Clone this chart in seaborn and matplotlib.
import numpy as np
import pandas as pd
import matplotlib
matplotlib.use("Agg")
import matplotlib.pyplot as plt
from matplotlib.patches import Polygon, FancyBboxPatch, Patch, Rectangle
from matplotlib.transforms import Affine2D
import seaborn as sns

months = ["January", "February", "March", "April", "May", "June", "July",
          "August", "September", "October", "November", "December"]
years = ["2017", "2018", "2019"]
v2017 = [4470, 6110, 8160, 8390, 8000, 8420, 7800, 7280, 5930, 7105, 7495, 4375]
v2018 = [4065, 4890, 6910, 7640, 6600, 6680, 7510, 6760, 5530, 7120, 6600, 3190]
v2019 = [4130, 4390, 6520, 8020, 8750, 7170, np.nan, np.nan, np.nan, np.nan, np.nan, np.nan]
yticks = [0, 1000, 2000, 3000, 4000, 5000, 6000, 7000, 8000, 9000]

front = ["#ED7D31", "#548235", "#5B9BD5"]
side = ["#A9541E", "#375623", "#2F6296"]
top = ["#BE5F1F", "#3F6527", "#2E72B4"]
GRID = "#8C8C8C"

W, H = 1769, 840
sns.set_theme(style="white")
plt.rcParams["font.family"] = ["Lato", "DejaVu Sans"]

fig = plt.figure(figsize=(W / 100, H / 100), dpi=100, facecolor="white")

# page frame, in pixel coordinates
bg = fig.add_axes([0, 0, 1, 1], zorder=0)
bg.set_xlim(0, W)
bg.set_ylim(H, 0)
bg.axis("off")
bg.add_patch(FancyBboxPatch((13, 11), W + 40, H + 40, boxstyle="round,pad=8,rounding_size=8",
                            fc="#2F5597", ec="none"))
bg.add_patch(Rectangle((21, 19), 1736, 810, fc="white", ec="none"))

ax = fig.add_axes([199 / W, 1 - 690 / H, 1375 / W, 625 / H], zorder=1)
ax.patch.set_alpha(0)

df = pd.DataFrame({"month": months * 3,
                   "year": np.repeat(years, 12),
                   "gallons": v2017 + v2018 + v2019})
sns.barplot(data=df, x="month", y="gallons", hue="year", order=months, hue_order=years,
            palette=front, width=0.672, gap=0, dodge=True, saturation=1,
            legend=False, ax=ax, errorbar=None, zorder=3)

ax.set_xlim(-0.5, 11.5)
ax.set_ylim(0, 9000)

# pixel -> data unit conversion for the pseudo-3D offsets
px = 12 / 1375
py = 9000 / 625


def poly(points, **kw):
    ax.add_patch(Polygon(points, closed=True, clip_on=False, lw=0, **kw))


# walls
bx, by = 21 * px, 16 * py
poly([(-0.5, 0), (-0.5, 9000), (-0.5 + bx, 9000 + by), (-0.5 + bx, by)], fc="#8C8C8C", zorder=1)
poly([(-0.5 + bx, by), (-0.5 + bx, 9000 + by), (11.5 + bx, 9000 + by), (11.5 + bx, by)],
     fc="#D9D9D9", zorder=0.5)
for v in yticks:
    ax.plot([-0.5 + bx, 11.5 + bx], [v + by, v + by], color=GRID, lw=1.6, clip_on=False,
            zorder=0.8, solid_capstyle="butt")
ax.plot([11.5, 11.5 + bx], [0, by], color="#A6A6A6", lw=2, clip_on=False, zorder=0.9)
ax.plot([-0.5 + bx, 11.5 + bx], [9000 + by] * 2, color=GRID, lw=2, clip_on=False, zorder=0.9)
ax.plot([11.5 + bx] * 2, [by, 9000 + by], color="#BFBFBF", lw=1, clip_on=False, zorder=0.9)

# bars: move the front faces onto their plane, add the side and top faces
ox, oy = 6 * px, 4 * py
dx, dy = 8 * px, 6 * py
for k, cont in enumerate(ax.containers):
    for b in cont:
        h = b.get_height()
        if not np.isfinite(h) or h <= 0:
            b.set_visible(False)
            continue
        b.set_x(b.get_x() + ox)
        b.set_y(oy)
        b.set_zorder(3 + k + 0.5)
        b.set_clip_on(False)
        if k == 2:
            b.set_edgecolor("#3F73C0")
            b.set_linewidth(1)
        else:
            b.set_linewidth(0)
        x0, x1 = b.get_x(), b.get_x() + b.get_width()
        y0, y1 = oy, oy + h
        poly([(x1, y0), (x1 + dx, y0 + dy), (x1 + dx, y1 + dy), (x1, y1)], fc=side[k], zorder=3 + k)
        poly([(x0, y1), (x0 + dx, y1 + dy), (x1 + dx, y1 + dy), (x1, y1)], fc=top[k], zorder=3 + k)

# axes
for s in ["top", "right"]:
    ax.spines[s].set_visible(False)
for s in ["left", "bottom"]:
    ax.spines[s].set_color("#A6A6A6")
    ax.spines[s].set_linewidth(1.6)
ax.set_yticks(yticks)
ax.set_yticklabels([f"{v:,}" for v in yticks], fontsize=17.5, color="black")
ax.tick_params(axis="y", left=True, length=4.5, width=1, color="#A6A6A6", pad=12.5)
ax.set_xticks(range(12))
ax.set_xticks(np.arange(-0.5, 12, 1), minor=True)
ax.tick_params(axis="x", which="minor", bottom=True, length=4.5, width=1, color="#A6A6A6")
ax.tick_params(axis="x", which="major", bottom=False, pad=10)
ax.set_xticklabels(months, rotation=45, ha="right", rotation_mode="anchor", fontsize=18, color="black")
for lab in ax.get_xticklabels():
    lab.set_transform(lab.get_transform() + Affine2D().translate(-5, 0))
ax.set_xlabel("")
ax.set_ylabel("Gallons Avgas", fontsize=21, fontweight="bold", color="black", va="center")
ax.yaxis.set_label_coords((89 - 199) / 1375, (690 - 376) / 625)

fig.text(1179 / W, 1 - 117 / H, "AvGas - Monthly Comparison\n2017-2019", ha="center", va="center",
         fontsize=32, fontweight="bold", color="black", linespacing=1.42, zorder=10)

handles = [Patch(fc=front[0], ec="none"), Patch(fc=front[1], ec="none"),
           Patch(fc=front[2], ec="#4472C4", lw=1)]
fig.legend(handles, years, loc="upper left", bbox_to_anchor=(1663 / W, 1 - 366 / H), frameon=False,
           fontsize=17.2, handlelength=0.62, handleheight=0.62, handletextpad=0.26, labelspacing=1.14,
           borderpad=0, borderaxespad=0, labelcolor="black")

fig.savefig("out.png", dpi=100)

------------------------

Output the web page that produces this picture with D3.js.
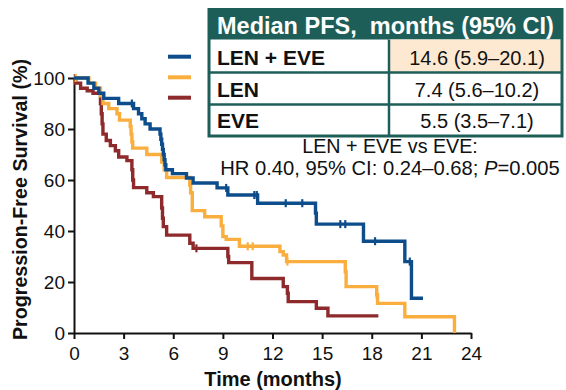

------------------------

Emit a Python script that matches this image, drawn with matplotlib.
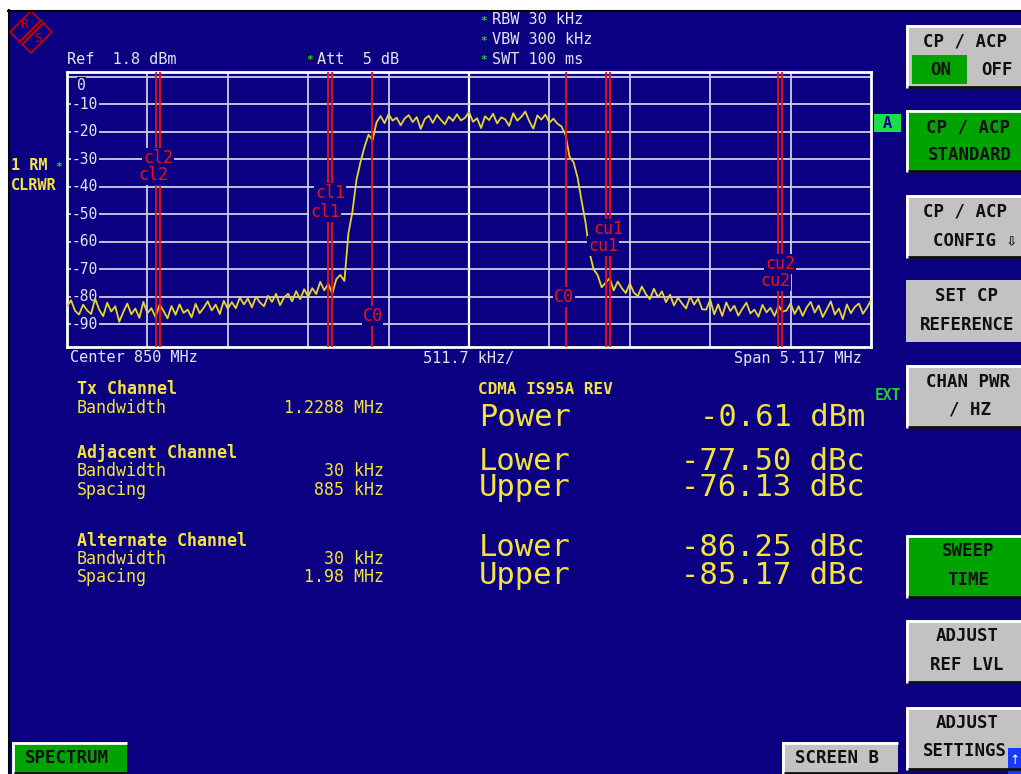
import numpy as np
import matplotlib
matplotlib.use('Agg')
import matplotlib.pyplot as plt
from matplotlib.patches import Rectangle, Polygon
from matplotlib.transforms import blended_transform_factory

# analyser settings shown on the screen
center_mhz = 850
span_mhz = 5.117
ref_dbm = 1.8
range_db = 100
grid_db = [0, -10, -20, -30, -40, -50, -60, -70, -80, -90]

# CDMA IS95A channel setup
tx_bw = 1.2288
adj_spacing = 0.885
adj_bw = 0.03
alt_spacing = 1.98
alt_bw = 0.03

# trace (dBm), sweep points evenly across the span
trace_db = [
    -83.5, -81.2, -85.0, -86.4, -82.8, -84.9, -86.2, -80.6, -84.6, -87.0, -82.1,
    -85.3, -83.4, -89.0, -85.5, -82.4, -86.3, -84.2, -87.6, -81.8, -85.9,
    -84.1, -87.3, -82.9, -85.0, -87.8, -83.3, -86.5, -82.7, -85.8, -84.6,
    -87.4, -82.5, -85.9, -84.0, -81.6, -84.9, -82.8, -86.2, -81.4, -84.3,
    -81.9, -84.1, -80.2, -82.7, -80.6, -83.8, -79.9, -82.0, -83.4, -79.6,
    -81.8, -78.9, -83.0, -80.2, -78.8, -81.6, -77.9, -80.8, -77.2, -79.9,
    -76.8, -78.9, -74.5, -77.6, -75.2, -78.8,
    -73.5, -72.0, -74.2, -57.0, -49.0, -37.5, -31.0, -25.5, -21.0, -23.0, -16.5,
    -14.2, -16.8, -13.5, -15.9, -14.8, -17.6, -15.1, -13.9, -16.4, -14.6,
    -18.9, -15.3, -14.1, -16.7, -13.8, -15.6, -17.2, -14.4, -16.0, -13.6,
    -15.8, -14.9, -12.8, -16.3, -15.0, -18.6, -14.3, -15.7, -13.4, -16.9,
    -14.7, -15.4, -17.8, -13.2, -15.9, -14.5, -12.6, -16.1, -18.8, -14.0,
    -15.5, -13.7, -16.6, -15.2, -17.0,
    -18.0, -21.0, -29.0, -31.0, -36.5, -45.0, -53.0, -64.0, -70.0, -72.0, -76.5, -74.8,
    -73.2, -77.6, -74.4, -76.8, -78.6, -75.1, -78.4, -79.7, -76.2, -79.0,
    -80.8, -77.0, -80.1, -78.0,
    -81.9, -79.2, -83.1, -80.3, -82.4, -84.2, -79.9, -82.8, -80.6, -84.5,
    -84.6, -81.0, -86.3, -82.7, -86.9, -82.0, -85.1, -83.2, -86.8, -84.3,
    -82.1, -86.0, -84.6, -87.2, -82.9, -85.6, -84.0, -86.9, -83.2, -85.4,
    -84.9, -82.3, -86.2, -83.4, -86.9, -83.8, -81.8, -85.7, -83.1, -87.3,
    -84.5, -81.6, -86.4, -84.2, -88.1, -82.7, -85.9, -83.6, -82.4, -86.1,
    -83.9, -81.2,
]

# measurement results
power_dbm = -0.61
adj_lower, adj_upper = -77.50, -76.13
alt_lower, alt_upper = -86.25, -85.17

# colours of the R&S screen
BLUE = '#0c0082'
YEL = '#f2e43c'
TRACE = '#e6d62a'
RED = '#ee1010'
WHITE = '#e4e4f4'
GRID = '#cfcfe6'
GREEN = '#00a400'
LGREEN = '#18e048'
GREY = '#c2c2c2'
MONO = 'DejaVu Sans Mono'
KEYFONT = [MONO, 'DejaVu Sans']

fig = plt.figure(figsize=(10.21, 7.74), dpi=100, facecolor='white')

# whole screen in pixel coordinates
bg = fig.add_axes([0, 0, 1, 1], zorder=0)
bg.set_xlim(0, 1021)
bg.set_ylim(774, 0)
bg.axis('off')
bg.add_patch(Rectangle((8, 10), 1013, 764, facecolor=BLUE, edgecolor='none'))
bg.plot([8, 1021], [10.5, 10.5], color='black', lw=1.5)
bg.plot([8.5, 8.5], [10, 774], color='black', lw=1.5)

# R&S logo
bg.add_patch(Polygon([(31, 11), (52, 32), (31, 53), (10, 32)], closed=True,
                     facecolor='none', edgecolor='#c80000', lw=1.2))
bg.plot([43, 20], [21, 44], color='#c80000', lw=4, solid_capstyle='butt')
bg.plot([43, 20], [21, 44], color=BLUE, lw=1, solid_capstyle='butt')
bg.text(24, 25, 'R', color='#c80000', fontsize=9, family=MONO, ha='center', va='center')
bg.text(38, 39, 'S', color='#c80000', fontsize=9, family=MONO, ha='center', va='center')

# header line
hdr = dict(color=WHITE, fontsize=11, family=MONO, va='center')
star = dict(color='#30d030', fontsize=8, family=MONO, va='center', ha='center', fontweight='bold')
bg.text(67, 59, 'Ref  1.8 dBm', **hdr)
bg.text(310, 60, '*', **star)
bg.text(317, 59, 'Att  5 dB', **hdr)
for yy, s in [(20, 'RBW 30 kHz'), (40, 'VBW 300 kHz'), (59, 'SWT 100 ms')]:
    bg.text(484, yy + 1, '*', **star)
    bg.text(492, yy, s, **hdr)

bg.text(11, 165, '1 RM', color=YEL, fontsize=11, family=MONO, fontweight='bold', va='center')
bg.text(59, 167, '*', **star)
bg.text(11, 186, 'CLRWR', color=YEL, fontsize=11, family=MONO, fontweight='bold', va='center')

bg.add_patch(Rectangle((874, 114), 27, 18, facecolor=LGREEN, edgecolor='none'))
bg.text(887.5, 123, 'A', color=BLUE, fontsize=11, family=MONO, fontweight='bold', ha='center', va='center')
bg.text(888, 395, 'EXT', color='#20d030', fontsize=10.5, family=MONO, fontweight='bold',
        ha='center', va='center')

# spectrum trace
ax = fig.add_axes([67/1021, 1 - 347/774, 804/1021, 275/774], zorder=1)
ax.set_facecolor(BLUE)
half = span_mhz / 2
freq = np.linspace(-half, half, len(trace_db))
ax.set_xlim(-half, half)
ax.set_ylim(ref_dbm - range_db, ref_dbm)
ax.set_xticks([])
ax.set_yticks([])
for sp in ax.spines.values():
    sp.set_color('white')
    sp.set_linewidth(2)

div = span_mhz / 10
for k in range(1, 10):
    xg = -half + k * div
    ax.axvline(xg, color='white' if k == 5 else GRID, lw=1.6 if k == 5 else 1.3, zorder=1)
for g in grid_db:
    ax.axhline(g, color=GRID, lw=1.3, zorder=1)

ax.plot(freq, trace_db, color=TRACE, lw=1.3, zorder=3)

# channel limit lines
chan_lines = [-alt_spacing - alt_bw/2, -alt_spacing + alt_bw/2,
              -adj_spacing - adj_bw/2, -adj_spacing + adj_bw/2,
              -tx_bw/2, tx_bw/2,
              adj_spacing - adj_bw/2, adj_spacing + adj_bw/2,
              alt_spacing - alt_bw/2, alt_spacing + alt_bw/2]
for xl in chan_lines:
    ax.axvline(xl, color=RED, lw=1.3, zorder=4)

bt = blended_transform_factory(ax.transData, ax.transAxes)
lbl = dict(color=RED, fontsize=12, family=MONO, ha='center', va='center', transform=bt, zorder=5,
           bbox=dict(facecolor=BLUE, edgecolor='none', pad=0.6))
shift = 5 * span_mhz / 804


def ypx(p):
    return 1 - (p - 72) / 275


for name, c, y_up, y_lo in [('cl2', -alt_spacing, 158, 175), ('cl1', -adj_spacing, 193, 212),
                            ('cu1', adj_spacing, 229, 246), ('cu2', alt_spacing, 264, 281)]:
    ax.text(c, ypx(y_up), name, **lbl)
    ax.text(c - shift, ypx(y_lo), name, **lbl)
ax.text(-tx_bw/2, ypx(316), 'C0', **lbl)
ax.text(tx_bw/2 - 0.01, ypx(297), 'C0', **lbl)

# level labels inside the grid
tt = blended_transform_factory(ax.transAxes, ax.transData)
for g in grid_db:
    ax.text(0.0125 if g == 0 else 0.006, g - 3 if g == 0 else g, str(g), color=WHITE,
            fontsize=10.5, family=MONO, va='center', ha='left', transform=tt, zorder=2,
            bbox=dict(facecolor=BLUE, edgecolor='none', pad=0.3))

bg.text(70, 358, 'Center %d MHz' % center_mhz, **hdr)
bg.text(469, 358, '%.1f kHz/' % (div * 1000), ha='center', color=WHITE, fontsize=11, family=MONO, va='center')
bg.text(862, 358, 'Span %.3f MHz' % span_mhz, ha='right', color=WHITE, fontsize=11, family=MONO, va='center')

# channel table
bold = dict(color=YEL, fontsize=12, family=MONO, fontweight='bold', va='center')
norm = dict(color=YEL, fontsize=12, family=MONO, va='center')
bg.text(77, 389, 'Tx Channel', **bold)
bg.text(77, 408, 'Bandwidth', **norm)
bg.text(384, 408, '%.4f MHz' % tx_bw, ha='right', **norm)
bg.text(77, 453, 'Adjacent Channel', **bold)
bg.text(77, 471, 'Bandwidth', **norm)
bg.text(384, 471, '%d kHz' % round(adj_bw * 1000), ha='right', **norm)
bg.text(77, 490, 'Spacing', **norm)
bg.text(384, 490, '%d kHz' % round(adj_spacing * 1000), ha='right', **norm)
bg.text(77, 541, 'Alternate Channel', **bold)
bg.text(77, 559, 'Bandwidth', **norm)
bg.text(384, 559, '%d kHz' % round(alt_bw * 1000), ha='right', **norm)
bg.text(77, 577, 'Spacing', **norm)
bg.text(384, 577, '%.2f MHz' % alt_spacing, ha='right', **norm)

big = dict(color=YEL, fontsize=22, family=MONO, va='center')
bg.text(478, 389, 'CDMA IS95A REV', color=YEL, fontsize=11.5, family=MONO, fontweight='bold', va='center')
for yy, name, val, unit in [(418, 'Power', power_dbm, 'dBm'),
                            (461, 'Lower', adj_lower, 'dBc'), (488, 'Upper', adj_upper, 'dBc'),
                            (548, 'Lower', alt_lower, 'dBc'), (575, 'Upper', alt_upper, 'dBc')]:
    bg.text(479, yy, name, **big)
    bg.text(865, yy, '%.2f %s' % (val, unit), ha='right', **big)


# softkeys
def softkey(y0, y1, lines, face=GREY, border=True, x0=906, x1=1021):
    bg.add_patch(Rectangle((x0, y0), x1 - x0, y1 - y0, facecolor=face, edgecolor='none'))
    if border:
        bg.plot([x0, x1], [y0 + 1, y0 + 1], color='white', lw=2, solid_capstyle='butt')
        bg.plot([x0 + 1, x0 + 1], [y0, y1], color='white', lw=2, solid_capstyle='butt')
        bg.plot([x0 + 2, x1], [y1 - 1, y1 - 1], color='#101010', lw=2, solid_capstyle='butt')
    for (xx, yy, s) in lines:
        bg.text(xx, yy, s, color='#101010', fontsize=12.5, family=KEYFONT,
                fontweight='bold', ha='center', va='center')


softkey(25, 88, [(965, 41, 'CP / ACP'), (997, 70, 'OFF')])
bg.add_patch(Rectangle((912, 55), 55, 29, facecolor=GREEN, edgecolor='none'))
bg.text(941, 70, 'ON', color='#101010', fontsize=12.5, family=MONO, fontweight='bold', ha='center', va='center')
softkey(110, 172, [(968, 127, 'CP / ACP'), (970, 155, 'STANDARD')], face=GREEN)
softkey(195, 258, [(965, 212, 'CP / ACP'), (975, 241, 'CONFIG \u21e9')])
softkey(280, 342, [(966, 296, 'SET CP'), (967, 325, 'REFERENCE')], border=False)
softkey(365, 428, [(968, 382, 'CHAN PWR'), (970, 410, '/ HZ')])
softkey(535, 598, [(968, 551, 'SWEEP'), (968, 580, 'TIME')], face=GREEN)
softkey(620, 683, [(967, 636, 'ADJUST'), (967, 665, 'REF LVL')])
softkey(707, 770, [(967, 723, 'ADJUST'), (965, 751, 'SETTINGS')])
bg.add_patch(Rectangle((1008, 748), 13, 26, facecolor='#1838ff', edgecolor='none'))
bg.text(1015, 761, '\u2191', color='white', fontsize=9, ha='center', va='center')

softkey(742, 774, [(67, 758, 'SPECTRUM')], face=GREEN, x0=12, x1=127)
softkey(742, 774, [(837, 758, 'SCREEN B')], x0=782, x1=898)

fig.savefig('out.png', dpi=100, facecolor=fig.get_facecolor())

------------------------

**TO BE DONE:** Pull out all lines from the entries above in which the word "with" appears.

**ANSWER TO THIS EXERCISE:**
Output the web page that produces this picture with D3.js.
Emit a Python script that matches this image, drawn with matplotlib.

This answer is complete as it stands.